I don’t have to tell you how crazy the world is right now. In fact, many out there are looking for anything other than another reminder of how serious the situation is. And in the midst of all this, understandably, I have been completely knocked off my metaphorical horse. I’m sure you have to, to some degree.
Most of 2020’s theme for me has been about focus, determination, and most importantly, discipline. That discipline has been channeled specifically into routine. This is the first year of my life that I’ve been able to truly realize the power of routine, and the effective outcomes that it can yield. But for the last 2 weeks, I’ve been struggling.
My whole normal routine, the thing that had acted as the stabilizing anchor to my change in behavior and mentality in 2020, has been completely broken.

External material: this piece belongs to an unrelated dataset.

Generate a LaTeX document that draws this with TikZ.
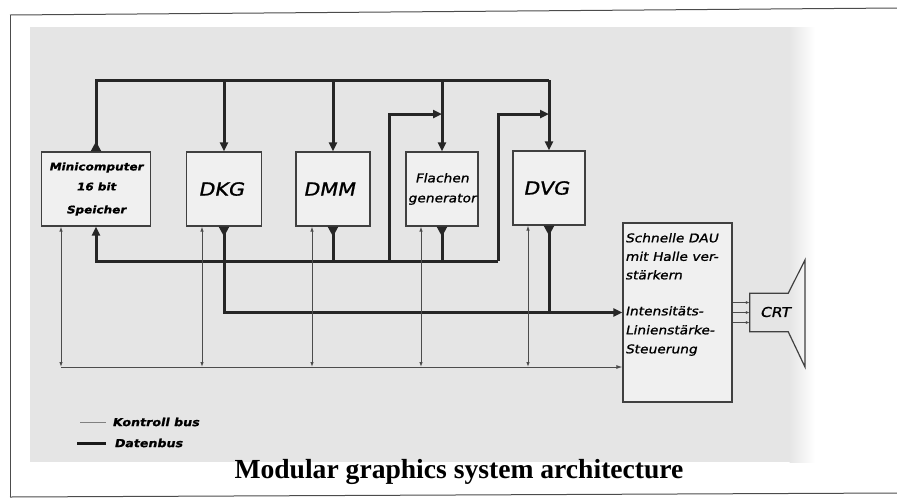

All the things that I normally do every day in the order I do them? Kinda pointless. The way that I usually do them? Kinda not relevant. Finding motivation in a quarantine with a total societal stoppage has been a lot more challenging than I could have possibly imagined.

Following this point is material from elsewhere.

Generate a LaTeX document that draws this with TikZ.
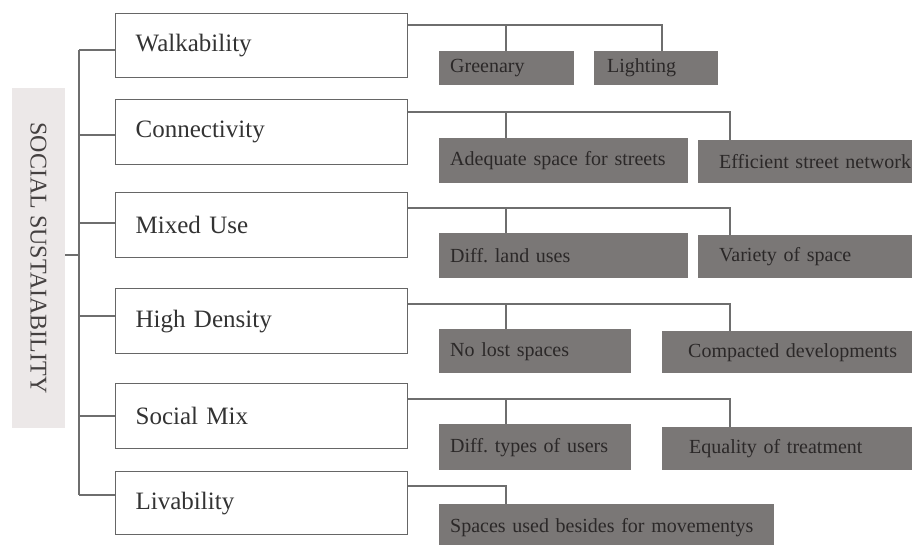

And I think that’s how my perspective is shifting through this crisis so far. Not that “everything is pointless,” but rather that even though everything has changed, on the other hand, nothing has changed. We still need to get up every morning, feed ourselves, dress ourselves, clean ourselves (admittedly a little more frequently than before), and care for our own lives in some fashion or another.
Reduced to life’s most basic needs, none of that has changed. If I want more (like health & fitness goals, or professional accomplishment, etc.), I can still achieve it. And I still need a system, a routine, to reach for and accomplish it. Perhaps the system I was using yesterday no longer applies to the system I need today. Fine. Time to take a step back, reevaluate what I need, and structure a plan, a new plan, to continue reaching higher.
So that’s what I’ll be committing to doing this week. I’ll be reevaluating my daily routine and short term goals to find a daily routine and mindful focus that is more suitably adapted to the world’s current situation. I hope you will too.